> PROBLEM STATEMENT
Quote the whole listing exactly. Leave the pictures out of your copy.

> STORED DATA
◇ ◇ ◇ ◇ ◇

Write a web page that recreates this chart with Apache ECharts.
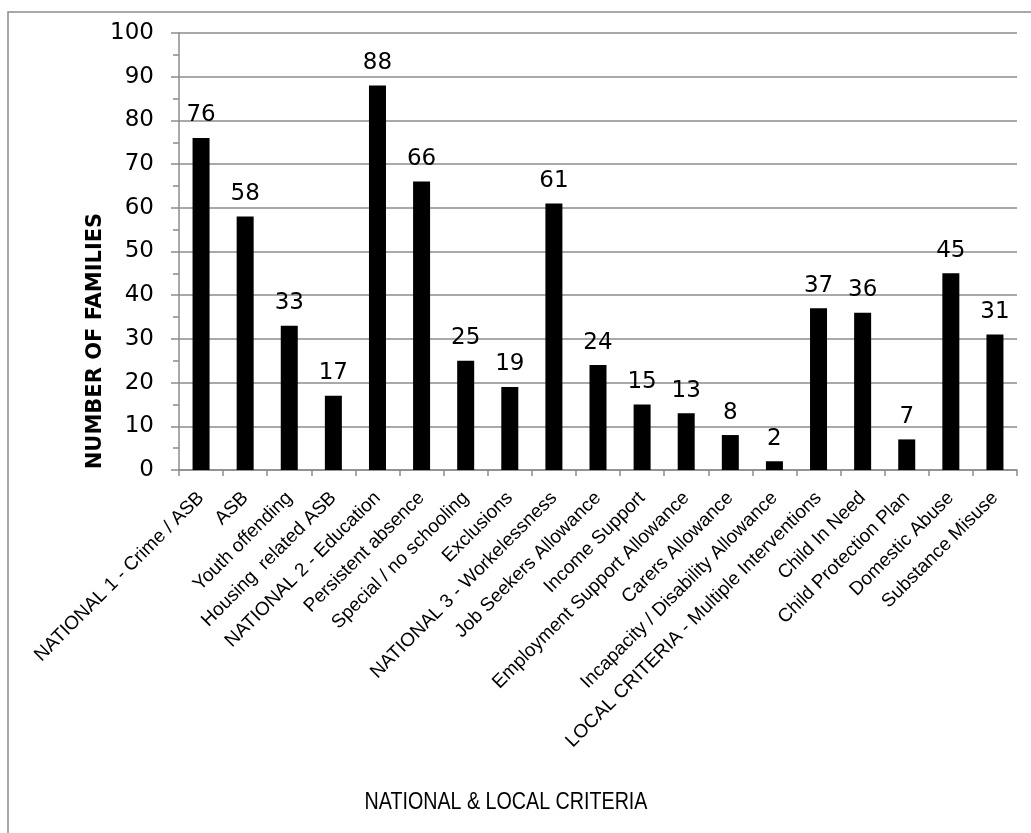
<!DOCTYPE html>
<html>
<head>
<meta charset="utf-8">
<script src="https://cdn.jsdelivr.net/npm/echarts@6/dist/echarts.min.js"></script>
<style>
html,body{margin:0;padding:0;background:#fff;}
#chart{width:1031px;height:833px;}
</style>
</head>
<body>
<div id="chart"></div>
<script>
const categories = [
  "NATIONAL 1 - Crime / ASB",
  "ASB",
  "Youth offending",
  "Housing  related ASB",
  "NATIONAL 2 - Education",
  "Persistent absence",
  "Special / no schooling",
  "Exclusions",
  "NATIONAL 3 - Workelessness",
  "Job Seekers Allowance",
  "Income Support",
  "Employment Support Allowance",
  "Carers Allowance",
  "Incapacity / Disability Allowance",
  "LOCAL CRITERIA - Multiple Interventions",
  "Child In Need",
  "Child Protection Plan",
  "Domestic Abuse",
  "Substance Misuse"
];
const families = [76, 58, 33, 17, 88, 66, 25, 19, 61, 24, 15, 13, 8, 2, 37, 36, 7, 45, 31];
const yTitle = "NUMBER OF FAMILIES";
const xTitle = "NATIONAL & LOCAL CRITERIA";

const chart = echarts.init(document.getElementById('chart'));
const gridColor = '#8c8c8c';
chart.setOption({
  animation: false,
  backgroundColor: '#fff',
  grid: { left: 179, top: 33, right: 14, bottom: 363, containLabel: false },
  xAxis: {
    type: 'category',
    data: categories,
    boundaryGap: true,
    axisLine: { show: true, lineStyle: { color: gridColor, width: 1.5 } },
    axisTick: { show: true, length: 6, lineStyle: { color: gridColor, width: 1.5 } },
    axisLabel: {
      interval: 0, rotate: 45, margin: 25,
      fontFamily: 'Liberation Sans', fontSize: 19, color: '#000'
    }
  },
  yAxis: {
    type: 'value',
    min: 0, max: 100, interval: 10,
    axisLine: { show: true, lineStyle: { color: gridColor, width: 1.5 } },
    axisTick: { show: true, length: 8, lineStyle: { color: gridColor, width: 1.5 } },
    minorTick: { show: true, splitNumber: 2, length: 6, lineStyle: { color: gridColor, width: 1.5 } },
    splitLine: { show: true, lineStyle: { color: gridColor, width: 1.5 } },
    axisLabel: { margin: 25, fontFamily: 'DejaVu Sans', fontSize: 23, color: '#000' }
  },
  series: [{
    type: 'bar',
    data: families,
    barWidth: 17,
    itemStyle: { color: '#000' },
    label: {
      show: true, position: 'top', distance: 11,
      fontFamily: 'DejaVu Sans', fontSize: 23, color: '#000'
    }
  }],
  graphic: [
    { type: 'rect', z: -1, silent: true,
      shape: { x: 8, y: 12, width: 1040, height: 840 },
      style: { fill: 'none', stroke: gridColor, lineWidth: 1.5 } },
    { type: 'text', x: 96, y: 341, rotation: Math.PI / 2,
      style: { text: yTitle, fontFamily: 'DejaVu Sans', fontWeight: 'bold', fontSize: 21,
               fill: '#000', align: 'center', verticalAlign: 'middle' } },
    { type: 'text', x: 506, y: 802, scaleX: 0.82,
      style: { text: xTitle, fontFamily: 'Liberation Sans', fontSize: 24,
               fill: '#000', align: 'center', verticalAlign: 'middle' } }
  ]
});
</script>
</body>
</html>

◇ ◇ ◇ ◇ ◇

> SOLUTION TO THE EXERCISE
Write a web page that recreates this chart with Apache ECharts.
<!DOCTYPE html>
<html>
<head>
<meta charset="utf-8">
<script src="https://cdn.jsdelivr.net/npm/echarts@6/dist/echarts.min.js"></script>
<style>
html,body{margin:0;padding:0;background:#fff;}
#chart{width:1031px;height:833px;}
</style>
</head>
<body>
<div id="chart"></div>
<script>
const categories = [
  "NATIONAL 1 - Crime / ASB",
  "ASB",
  "Youth offending",
  "Housing  related ASB",
  "NATIONAL 2 - Education",
  "Persistent absence",
  "Special / no schooling",
  "Exclusions",
  "NATIONAL 3 - Workelessness",
  "Job Seekers Allowance",
  "Income Support",
  "Employment Support Allowance",
  "Carers Allowance",
  "Incapacity / Disability Allowance",
  "LOCAL CRITERIA - Multiple Interventions",
  "Child In Need",
  "Child Protection Plan",
  "Domestic Abuse",
  "Substance Misuse"
];
const families = [76, 58, 33, 17, 88, 66, 25, 19, 61, 24, 15, 13, 8, 2, 37, 36, 7, 45, 31];
const yTitle = "NUMBER OF FAMILIES";
const xTitle = "NATIONAL & LOCAL CRITERIA";

const chart = echarts.init(document.getElementById('chart'));
const gridColor = '#8c8c8c';
chart.setOption({
  animation: false,
  backgroundColor: '#fff',
  grid: { left: 179, top: 33, right: 14, bottom: 363, containLabel: false },
  xAxis: {
    type: 'category',
    data: categories,
    boundaryGap: true,
    axisLine: { show: true, lineStyle: { color: gridColor, width: 1.5 } },
    axisTick: { show: true, length: 6, lineStyle: { color: gridColor, width: 1.5 } },
    axisLabel: {
      interval: 0, rotate: 45, margin: 25,
      fontFamily: 'Liberation Sans', fontSize: 19, color: '#000'
    }
  },
  yAxis: {
    type: 'value',
    min: 0, max: 100, interval: 10,
    axisLine: { show: true, lineStyle: { color: gridColor, width: 1.5 } },
    axisTick: { show: true, length: 8, lineStyle: { color: gridColor, width: 1.5 } },
    minorTick: { show: true, splitNumber: 2, length: 6, lineStyle: { color: gridColor, width: 1.5 } },
    splitLine: { show: true, lineStyle: { color: gridColor, width: 1.5 } },
    axisLabel: { margin: 25, fontFamily: 'DejaVu Sans', fontSize: 23, color: '#000' }
  },
  series: [{
    type: 'bar',
    data: families,
    barWidth: 17,
    itemStyle: { color: '#000' },
    label: {
      show: true, position: 'top', distance: 11,
      fontFamily: 'DejaVu Sans', fontSize: 23, color: '#000'
    }
  }],
  graphic: [
    { type: 'rect', z: -1, silent: true,
      shape: { x: 8, y: 12, width: 1040, height: 840 },
      style: { fill: 'none', stroke: gridColor, lineWidth: 1.5 } },
    { type: 'text', x: 96, y: 341, rotation: Math.PI / 2,
      style: { text: yTitle, fontFamily: 'DejaVu Sans', fontWeight: 'bold', fontSize: 21,
               fill: '#000', align: 'center', verticalAlign: 'middle' } },
    { type: 'text', x: 506, y: 802, scaleX: 0.82,
      style: { text: xTitle, fontFamily: 'Liberation Sans', fontSize: 24,
               fill: '#000', align: 'center', verticalAlign: 'middle' } }
  ]
});
</script>
</body>
</html>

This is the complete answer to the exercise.